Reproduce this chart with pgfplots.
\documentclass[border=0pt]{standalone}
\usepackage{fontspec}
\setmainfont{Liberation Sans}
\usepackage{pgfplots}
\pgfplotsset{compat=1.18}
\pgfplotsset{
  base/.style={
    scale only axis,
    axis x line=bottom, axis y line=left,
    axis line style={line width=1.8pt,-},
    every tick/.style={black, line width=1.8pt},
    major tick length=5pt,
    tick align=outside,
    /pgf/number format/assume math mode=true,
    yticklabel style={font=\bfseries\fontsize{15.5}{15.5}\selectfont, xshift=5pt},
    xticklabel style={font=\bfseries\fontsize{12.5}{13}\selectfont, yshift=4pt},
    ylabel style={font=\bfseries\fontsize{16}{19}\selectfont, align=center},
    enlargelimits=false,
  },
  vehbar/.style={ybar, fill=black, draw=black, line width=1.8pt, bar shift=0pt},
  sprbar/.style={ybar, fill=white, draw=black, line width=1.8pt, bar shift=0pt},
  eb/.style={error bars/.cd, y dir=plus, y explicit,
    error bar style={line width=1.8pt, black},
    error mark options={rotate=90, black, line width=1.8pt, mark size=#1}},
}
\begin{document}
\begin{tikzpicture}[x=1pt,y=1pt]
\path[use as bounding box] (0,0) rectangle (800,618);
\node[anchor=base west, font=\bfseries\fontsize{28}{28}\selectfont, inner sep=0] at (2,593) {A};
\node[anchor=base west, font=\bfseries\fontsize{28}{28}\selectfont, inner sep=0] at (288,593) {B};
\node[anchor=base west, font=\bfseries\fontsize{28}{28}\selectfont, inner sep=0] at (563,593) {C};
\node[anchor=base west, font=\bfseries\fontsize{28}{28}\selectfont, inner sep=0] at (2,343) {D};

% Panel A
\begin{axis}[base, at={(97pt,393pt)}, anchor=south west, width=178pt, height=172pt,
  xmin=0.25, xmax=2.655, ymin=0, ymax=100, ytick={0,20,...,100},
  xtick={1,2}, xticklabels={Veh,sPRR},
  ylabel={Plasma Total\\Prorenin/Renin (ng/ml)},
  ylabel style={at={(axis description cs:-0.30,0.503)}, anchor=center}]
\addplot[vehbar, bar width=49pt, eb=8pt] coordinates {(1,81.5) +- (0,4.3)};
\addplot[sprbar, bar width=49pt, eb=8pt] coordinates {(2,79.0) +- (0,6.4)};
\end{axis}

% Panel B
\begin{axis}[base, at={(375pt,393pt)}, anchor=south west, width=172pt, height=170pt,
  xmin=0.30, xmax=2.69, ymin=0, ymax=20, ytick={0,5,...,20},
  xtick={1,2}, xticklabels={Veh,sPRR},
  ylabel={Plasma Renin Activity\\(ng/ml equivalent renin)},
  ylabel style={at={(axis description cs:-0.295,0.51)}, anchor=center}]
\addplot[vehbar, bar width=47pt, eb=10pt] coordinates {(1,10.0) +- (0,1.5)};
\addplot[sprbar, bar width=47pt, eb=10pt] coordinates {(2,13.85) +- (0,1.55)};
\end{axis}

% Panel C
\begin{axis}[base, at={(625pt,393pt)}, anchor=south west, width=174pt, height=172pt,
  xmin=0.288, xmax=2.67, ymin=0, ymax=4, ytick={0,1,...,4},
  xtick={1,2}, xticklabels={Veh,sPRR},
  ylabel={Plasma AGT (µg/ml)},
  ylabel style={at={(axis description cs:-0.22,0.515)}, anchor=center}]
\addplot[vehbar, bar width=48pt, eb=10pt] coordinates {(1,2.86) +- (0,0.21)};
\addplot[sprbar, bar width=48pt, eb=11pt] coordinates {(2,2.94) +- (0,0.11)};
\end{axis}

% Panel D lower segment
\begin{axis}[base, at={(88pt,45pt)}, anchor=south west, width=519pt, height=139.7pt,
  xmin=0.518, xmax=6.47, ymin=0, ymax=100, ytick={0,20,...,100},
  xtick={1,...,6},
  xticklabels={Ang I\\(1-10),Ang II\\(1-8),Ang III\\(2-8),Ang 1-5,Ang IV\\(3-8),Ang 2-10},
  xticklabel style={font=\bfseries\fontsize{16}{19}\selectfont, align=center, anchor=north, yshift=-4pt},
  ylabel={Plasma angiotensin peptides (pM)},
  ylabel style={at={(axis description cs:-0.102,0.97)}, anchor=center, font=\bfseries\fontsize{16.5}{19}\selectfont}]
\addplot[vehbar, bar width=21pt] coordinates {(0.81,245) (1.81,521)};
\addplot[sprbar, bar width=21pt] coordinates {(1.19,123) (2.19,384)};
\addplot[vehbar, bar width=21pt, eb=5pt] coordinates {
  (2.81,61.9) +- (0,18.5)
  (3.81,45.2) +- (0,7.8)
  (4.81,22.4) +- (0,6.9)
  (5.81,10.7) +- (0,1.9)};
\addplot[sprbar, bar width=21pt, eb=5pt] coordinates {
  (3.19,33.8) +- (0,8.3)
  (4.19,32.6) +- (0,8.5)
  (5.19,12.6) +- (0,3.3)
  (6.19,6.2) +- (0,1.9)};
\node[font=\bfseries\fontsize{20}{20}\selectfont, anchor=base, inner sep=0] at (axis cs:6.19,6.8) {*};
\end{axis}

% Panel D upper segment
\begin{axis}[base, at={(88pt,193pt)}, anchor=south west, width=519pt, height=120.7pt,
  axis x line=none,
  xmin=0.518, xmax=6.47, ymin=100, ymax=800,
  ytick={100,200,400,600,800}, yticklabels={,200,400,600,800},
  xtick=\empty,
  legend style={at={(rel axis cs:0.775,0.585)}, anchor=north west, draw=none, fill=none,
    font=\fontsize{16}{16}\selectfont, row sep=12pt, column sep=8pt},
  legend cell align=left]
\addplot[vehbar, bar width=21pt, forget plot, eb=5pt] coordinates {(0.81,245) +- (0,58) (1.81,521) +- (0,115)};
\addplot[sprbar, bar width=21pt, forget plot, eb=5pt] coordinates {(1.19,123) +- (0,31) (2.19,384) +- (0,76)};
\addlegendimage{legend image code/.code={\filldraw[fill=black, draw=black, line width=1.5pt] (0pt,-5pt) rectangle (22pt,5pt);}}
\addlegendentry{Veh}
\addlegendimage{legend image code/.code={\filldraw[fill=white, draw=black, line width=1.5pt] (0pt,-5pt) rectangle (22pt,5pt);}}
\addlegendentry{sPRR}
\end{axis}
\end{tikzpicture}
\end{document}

--

Extract the complete listing above, reproducing each line exactly.

Reproduce this chart with pgfplots.
\documentclass[border=0pt]{standalone}
\usepackage{fontspec}
\setmainfont{Liberation Sans}
\usepackage{pgfplots}
\pgfplotsset{compat=1.18}
\pgfplotsset{
  base/.style={
    scale only axis,
    axis x line=bottom, axis y line=left,
    axis line style={line width=1.8pt,-},
    every tick/.style={black, line width=1.8pt},
    major tick length=5pt,
    tick align=outside,
    /pgf/number format/assume math mode=true,
    yticklabel style={font=\bfseries\fontsize{15.5}{15.5}\selectfont, xshift=5pt},
    xticklabel style={font=\bfseries\fontsize{12.5}{13}\selectfont, yshift=4pt},
    ylabel style={font=\bfseries\fontsize{16}{19}\selectfont, align=center},
    enlargelimits=false,
  },
  vehbar/.style={ybar, fill=black, draw=black, line width=1.8pt, bar shift=0pt},
  sprbar/.style={ybar, fill=white, draw=black, line width=1.8pt, bar shift=0pt},
  eb/.style={error bars/.cd, y dir=plus, y explicit,
    error bar style={line width=1.8pt, black},
    error mark options={rotate=90, black, line width=1.8pt, mark size=#1}},
}
\begin{document}
\begin{tikzpicture}[x=1pt,y=1pt]
\path[use as bounding box] (0,0) rectangle (800,618);
\node[anchor=base west, font=\bfseries\fontsize{28}{28}\selectfont, inner sep=0] at (2,593) {A};
\node[anchor=base west, font=\bfseries\fontsize{28}{28}\selectfont, inner sep=0] at (288,593) {B};
\node[anchor=base west, font=\bfseries\fontsize{28}{28}\selectfont, inner sep=0] at (563,593) {C};
\node[anchor=base west, font=\bfseries\fontsize{28}{28}\selectfont, inner sep=0] at (2,343) {D};

% Panel A
\begin{axis}[base, at={(97pt,393pt)}, anchor=south west, width=178pt, height=172pt,
  xmin=0.25, xmax=2.655, ymin=0, ymax=100, ytick={0,20,...,100},
  xtick={1,2}, xticklabels={Veh,sPRR},
  ylabel={Plasma Total\\Prorenin/Renin (ng/ml)},
  ylabel style={at={(axis description cs:-0.30,0.503)}, anchor=center}]
\addplot[vehbar, bar width=49pt, eb=8pt] coordinates {(1,81.5) +- (0,4.3)};
\addplot[sprbar, bar width=49pt, eb=8pt] coordinates {(2,79.0) +- (0,6.4)};
\end{axis}

% Panel B
\begin{axis}[base, at={(375pt,393pt)}, anchor=south west, width=172pt, height=170pt,
  xmin=0.30, xmax=2.69, ymin=0, ymax=20, ytick={0,5,...,20},
  xtick={1,2}, xticklabels={Veh,sPRR},
  ylabel={Plasma Renin Activity\\(ng/ml equivalent renin)},
  ylabel style={at={(axis description cs:-0.295,0.51)}, anchor=center}]
\addplot[vehbar, bar width=47pt, eb=10pt] coordinates {(1,10.0) +- (0,1.5)};
\addplot[sprbar, bar width=47pt, eb=10pt] coordinates {(2,13.85) +- (0,1.55)};
\end{axis}

% Panel C
\begin{axis}[base, at={(625pt,393pt)}, anchor=south west, width=174pt, height=172pt,
  xmin=0.288, xmax=2.67, ymin=0, ymax=4, ytick={0,1,...,4},
  xtick={1,2}, xticklabels={Veh,sPRR},
  ylabel={Plasma AGT (µg/ml)},
  ylabel style={at={(axis description cs:-0.22,0.515)}, anchor=center}]
\addplot[vehbar, bar width=48pt, eb=10pt] coordinates {(1,2.86) +- (0,0.21)};
\addplot[sprbar, bar width=48pt, eb=11pt] coordinates {(2,2.94) +- (0,0.11)};
\end{axis}

% Panel D lower segment
\begin{axis}[base, at={(88pt,45pt)}, anchor=south west, width=519pt, height=139.7pt,
  xmin=0.518, xmax=6.47, ymin=0, ymax=100, ytick={0,20,...,100},
  xtick={1,...,6},
  xticklabels={Ang I\\(1-10),Ang II\\(1-8),Ang III\\(2-8),Ang 1-5,Ang IV\\(3-8),Ang 2-10},
  xticklabel style={font=\bfseries\fontsize{16}{19}\selectfont, align=center, anchor=north, yshift=-4pt},
  ylabel={Plasma angiotensin peptides (pM)},
  ylabel style={at={(axis description cs:-0.102,0.97)}, anchor=center, font=\bfseries\fontsize{16.5}{19}\selectfont}]
\addplot[vehbar, bar width=21pt] coordinates {(0.81,245) (1.81,521)};
\addplot[sprbar, bar width=21pt] coordinates {(1.19,123) (2.19,384)};
\addplot[vehbar, bar width=21pt, eb=5pt] coordinates {
  (2.81,61.9) +- (0,18.5)
  (3.81,45.2) +- (0,7.8)
  (4.81,22.4) +- (0,6.9)
  (5.81,10.7) +- (0,1.9)};
\addplot[sprbar, bar width=21pt, eb=5pt] coordinates {
  (3.19,33.8) +- (0,8.3)
  (4.19,32.6) +- (0,8.5)
  (5.19,12.6) +- (0,3.3)
  (6.19,6.2) +- (0,1.9)};
\node[font=\bfseries\fontsize{20}{20}\selectfont, anchor=base, inner sep=0] at (axis cs:6.19,6.8) {*};
\end{axis}

% Panel D upper segment
\begin{axis}[base, at={(88pt,193pt)}, anchor=south west, width=519pt, height=120.7pt,
  axis x line=none,
  xmin=0.518, xmax=6.47, ymin=100, ymax=800,
  ytick={100,200,400,600,800}, yticklabels={,200,400,600,800},
  xtick=\empty,
  legend style={at={(rel axis cs:0.775,0.585)}, anchor=north west, draw=none, fill=none,
    font=\fontsize{16}{16}\selectfont, row sep=12pt, column sep=8pt},
  legend cell align=left]
\addplot[vehbar, bar width=21pt, forget plot, eb=5pt] coordinates {(0.81,245) +- (0,58) (1.81,521) +- (0,115)};
\addplot[sprbar, bar width=21pt, forget plot, eb=5pt] coordinates {(1.19,123) +- (0,31) (2.19,384) +- (0,76)};
\addlegendimage{legend image code/.code={\filldraw[fill=black, draw=black, line width=1.5pt] (0pt,-5pt) rectangle (22pt,5pt);}}
\addlegendentry{Veh}
\addlegendimage{legend image code/.code={\filldraw[fill=white, draw=black, line width=1.5pt] (0pt,-5pt) rectangle (22pt,5pt);}}
\addlegendentry{sPRR}
\end{axis}
\end{tikzpicture}
\end{document}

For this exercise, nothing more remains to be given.